Стоп! Внезапная мысль пронзила ее.
Что же она делает, дура?! Почему тут валяется, словно выжатый лимон? Выжатому лимону больше ничего не нужно, а ей… У нее осталось всего несколько часов до конца дня! Лоран сказал, что завтрашние счета он уже оплачивать не будет! И если не удалось отвоевать свои прежние позиции с помощью этих несчастных фотографий, то надо хотя бы слупить с Лорана то, что еще можно слупить!
Скорей! Соберись, Катрин! Ты можешь, ты это сделаешь! Сегодня – рывок, а поплакать можно и завтра. Вперед!
Она вскочила на ноги и ринулась в ванную – умываться.
Скорей, скорей! Лихорадочно вытерлась первым попавшимся полотенцем.
Краситься она не будет, поедет какая есть! Время пошло!
Сырым октябрьским вечером 1784 года по дороге из Петергофа в столицу промчался экипаж. Простая карета шестерней, никакой охраны, дверцы без гербов заляпаны грязью.
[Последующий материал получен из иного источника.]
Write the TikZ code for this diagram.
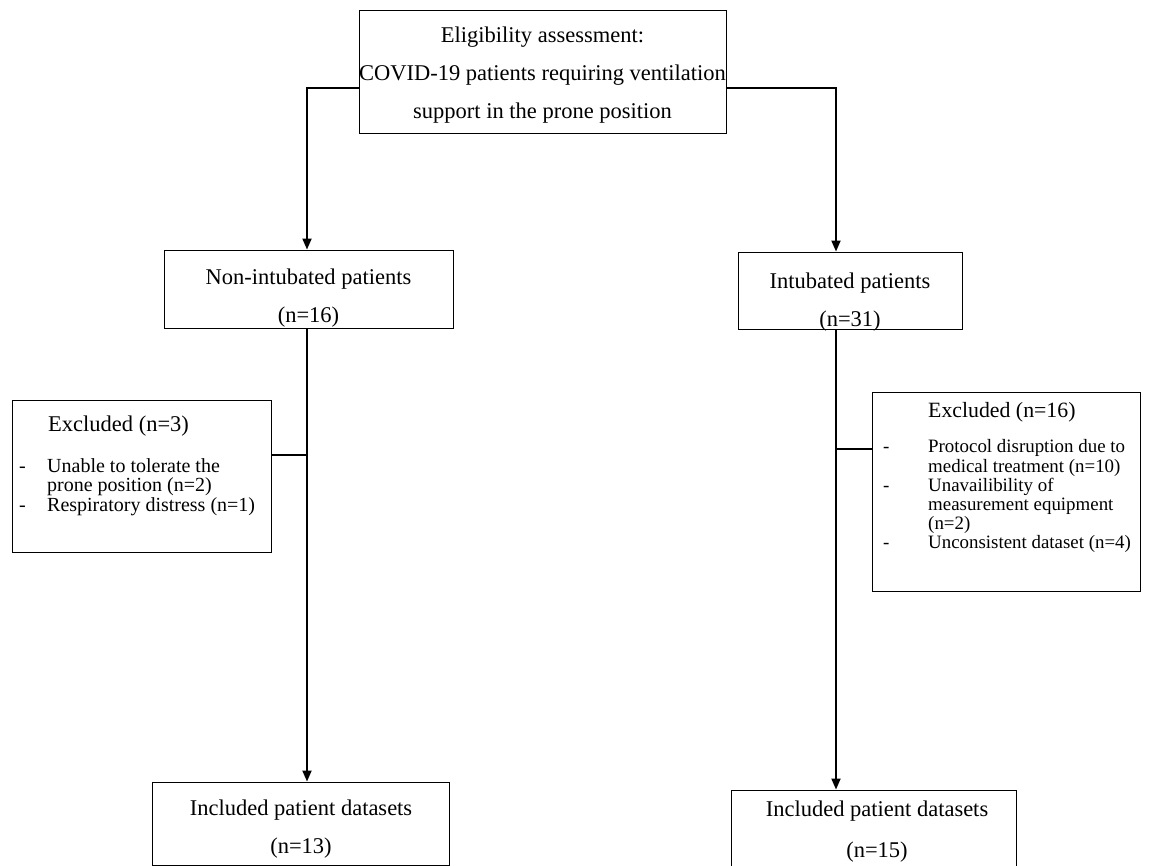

Карета подкатила к Зимнему дворцу. В окнах ни огонька. Лакей соскочил с козел, на которых трясся рядом с кучером, и, сгорбившись, вприскочку понесся к будке караульного. Ему пришлось довольно долго стучать, чтобы разбудить часового. Последовали короткие переговоры, более напоминающие перебранку, и лакей уныло, то и дело оступаясь в холодные лужи, вернулся к карете. Робко стукнул в дверцу.
– Что? – послышался раздраженный женский голос, и в окне отдернулась кожаная завеса. – Чего тьма такая? Неужто спят все?